EXTERIOR: SOUTH elevation to garden has advanced large gable to right end with wide window to first floor incorporating canted oriel, above 4-light cross frame window. To left, a single storey porch with hipped roof, continuous band of windows, and 4 part-glazed wooden doors, all under two 3-light windows. To left of centre, a canted 2-storey bay under small gable with applied and pegged close studding supported on curved braces, canted 5-light window at first floor above 10-light cross frame window. To left end, hipped roof from which projects a canted bay with similarly detailed gable, a 5-light canted window to first floor, above pargetting dated 1905, and 10-light cross frame window. Gables to all elevations have bargeboards with exposed purlins and drop pendants at apex. 3 truncated chimney stacks on south side of pitched roof. Pair of flared buttresses to left corner. Return elevation has single storey, late-C20 link to late-C20 nursing home wing, not included in the listing. EAST elevation with full height chimneybreast to left, now under gable where stack has been truncated. To right, flush at ground floor with 3-light casement under shallow tiled roof, above is recessed with 3-light casement. Central advanced gable with canted 5-light bay window to first floor under projecting dentilled cornice, above pargetting and 10-light cross frame window. To right, ground floor canted bay with 6-light window, under 3-light and 2-light windows. To right end, similarly detailed gable with two 3-light windows at first floor and single windows at ground floor including semi-circular window under rendered drip mould. Truncated end stack. NORTH elevation with entrance porch, wood framed with glazed lights on brick plinth. Advanced part-glazed and moulded door under hipped tiled roof with side lights and corner pilasters. To left, advanced stair tower with 5 lights over 2, all under projecting dentilled eaves cornice. To right, advanced gable with 6-light wide window to first floor incorporating oriel. Small dormer with large light cuts the eaves to far right. Rear elevation facing WEST has large gable to left end with two 3-light windows to first floor, and lower gable with windows at right end abutting stair tower.
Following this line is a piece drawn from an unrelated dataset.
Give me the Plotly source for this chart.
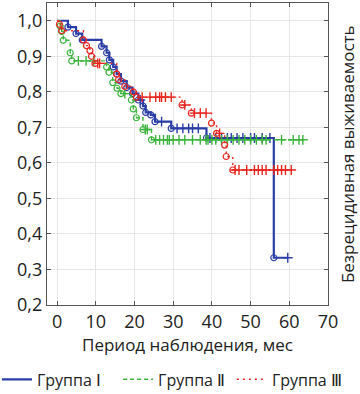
import plotly.graph_objects as go

# ---- data ----
group_names = ["Группа Ⅰ", "Группа Ⅱ", "Группа Ⅲ"]

# Group I (events: time, survival after event)
g1_event_t = [2.8, 4.9, 6.5, 11.5, 12.8, 13.5, 14.5, 15.4, 16.5, 18.0, 19.5, 21.0, 22.2, 22.9, 24.2, 25.3, 29.5, 38.6, 56.0]
g1_event_s = [0.982, 0.964, 0.946, 0.928, 0.910, 0.890, 0.870, 0.850, 0.830, 0.812, 0.795, 0.777, 0.760, 0.742, 0.735, 0.716, 0.697, 0.670, 0.333]
g1_cens_t = [21.5, 27.0, 31.0, 32.5, 34.0, 35.0, 36.5, 39.5, 41.0, 42.5, 44.0, 45.0, 46.5, 48.0, 50.0, 51.0, 53.0, 55.0, 59.6]

# Group II
g2_event_t = [0.8, 1.2, 1.6, 3.4, 3.8, 12.8, 13.4, 14.4, 15.5, 16.5, 19.2, 19.7, 20.5, 22.2, 24.4]
g2_event_s = [0.985, 0.970, 0.945, 0.910, 0.887, 0.870, 0.855, 0.826, 0.810, 0.795, 0.777, 0.752, 0.727, 0.694, 0.665]
g2_cens_t = [5.5, 7.5, 9.5, 17.5, 22.8, 23.3, 25.5, 26.5, 27.5, 28.5, 29.0, 30.0, 31.5, 33.0, 35.0, 37.0, 38.5,
             39.0, 40.0, 41.0, 42.5, 44.0, 45.5, 47.0, 48.5, 50.0, 51.5, 53.0, 54.0, 58.0, 61.0, 62.5, 63.5]

# Group III
g3_event_t = [0.6, 1.2, 6.8, 7.6, 8.5, 8.9, 9.8, 15.4, 15.9, 17.5, 19.7, 20.5, 32.3, 34.7, 39.9, 41.2, 43.3, 43.7, 45.4]
g3_event_s = [0.990, 0.972, 0.946, 0.930, 0.916, 0.900, 0.880, 0.850, 0.834, 0.815, 0.800, 0.785, 0.763, 0.740, 0.712, 0.683, 0.650, 0.618, 0.580]
g3_cens_t = [10.5, 11.0, 22.0, 24.0, 25.5, 26.5, 27.0, 28.0, 29.5, 33.0, 35.5, 37.0, 38.5, 42.0,
             46.0, 47.0, 49.0, 51.0, 52.0, 53.0, 54.0, 56.0, 57.0, 58.0, 59.0, 60.5]

colors = ["#2b3ea6", "#3cb43c", "#e8261f"]
dashes = ["solid", "4px,3px", "2px,4px"]
widths = [2.2, 1.4, 1.4]
legend_ids = ["legend", "legend2", "legend3"]
legend_x = [-0.178, 0.253, 0.658]

x_title = "Период наблюдения, мес"
y_title = "Безрецидивная выживаемость"


def surv_at(t, ev_t, ev_s):
    s = 1.0
    for et, es in zip(ev_t, ev_s):
        if et <= t:
            s = es
    return s


FONT = "Open Sans"
fig = go.Figure()
groups = [(g1_event_t, g1_event_s, g1_cens_t), (g2_event_t, g2_event_s, g2_cens_t), (g3_event_t, g3_event_s, g3_cens_t)]
for i, (et, es, ct) in enumerate(groups):
    end_t = max(et[-1], max(ct))
    xs = [0] + et + [end_t]
    ys = [1.0] + es + [es[-1]]
    fig.add_trace(go.Scatter(x=xs, y=ys, mode="lines", line_shape="hv",
                             line=dict(color=colors[i], width=widths[i], dash=dashes[i]),
                             name=group_names[i], showlegend=True, legend=legend_ids[i]))
    fig.add_trace(go.Scatter(x=et, y=es, mode="markers",
                             marker=dict(symbol="circle-open", size=6, color=colors[i], line=dict(width=1.2)),
                             showlegend=False))
    cy = [surv_at(t, et, es) for t in ct]
    fig.add_trace(go.Scatter(x=ct, y=cy, mode="markers",
                             marker=dict(symbol="cross-thin-open", size=7, color=colors[i], line=dict(width=1.4, color=colors[i])),
                             showlegend=False))

legend_style = dict(orientation="h", xanchor="left", y=-0.19, yanchor="top",
                    font=dict(size=16), itemwidth=30, bgcolor="rgba(0,0,0,0)")

fig.update_layout(
    width=360, height=394,
    margin=dict(l=47, r=32, t=3, b=89, autoexpand=False),
    paper_bgcolor="white", plot_bgcolor="white",
    separators=", ",
    font=dict(family=FONT, size=17, color="#222"),
    showlegend=True,
    legend=dict(x=legend_x[0], **legend_style),
    legend2=dict(x=legend_x[1], **legend_style),
    legend3=dict(x=legend_x[2], **legend_style),
    annotations=[dict(text=y_title, textangle=-90, xref="paper", yref="paper",
                      x=1.068, y=0.5, xanchor="center", yanchor="middle",
                      showarrow=False, font=dict(size=17, family=FONT, color="#222"))],
)
fig.update_xaxes(range=[-2.6, 70], dtick=10, tick0=0, showgrid=True, gridcolor="#e6e6e6", gridwidth=1,
                 showline=True, linecolor="#555", linewidth=1.2, mirror="ticks",
                 ticks="inside", ticklen=4, tickcolor="#555", zeroline=False,
                 title=dict(text=x_title, standoff=6, font=dict(size=17)),
                 tickfont=dict(size=18))
fig.update_yaxes(range=[0.2, 1.05], dtick=0.1, tick0=0.2, tickformat=".1f", showgrid=True, gridcolor="#e6e6e6",
                 showline=True, linecolor="#555", linewidth=1.2, mirror="ticks",
                 ticks="inside", ticklen=4, tickcolor="#555", zeroline=False,
                 tickfont=dict(size=18))

fig.write_html("out.html", config={"displayModeBar": False},
               post_script="document.body.style.margin='0px';")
INTERIOR: Entrance Hall with oak dado and joinery to former Billiard Room with higher panelling, red glazed brick fireplace under oak mantle with ogee apron, and embossed plaster ceiling. Oak staircase with heavy vase balusters, square newels with cushion finials, and first floor oak balustrade, complete but rearranged to incorporate chair lift. Series of rooms with oak panelling under plaster relief frieze. Room to southeast corner has panelled ceiling with deep moulded ribs and foliate decoration, and similarly detailed circles within each panel, walls with tall painted oak panelling under foliate plaster frieze, and wood chimneypiece with classical detailing. Room to west end with relief plaster ceiling with foliate decoration at the intersections and a part-gilded flourish to the corner of each square, shallow cornice with foliate band, oak dado panelling, architraves and panelled doors. To east of room, an inglenook study with full-height oak panelling, joists with plasterwork with roses between, and oak chimneypiece.
HISTORY: Built as 'Ashwells' c.1901-05 and including extensive outbuildings and grounds appropriate for such a large country house. In the 1940s, it became the Katherine Knapp Home for the Blind.
SOURCES: Sale catalogue for 'The Ashwells and Manor Farm Estate' from July, 1916 auction at Buckinghamshire County Council Centre for Buckinghamshire Studies.
A large Edwardian Country House that, despite being converted to a nursing home, retains its Arts and Crafts massing and materials, as well as a generous quantity of high quality panelling and plasterwork.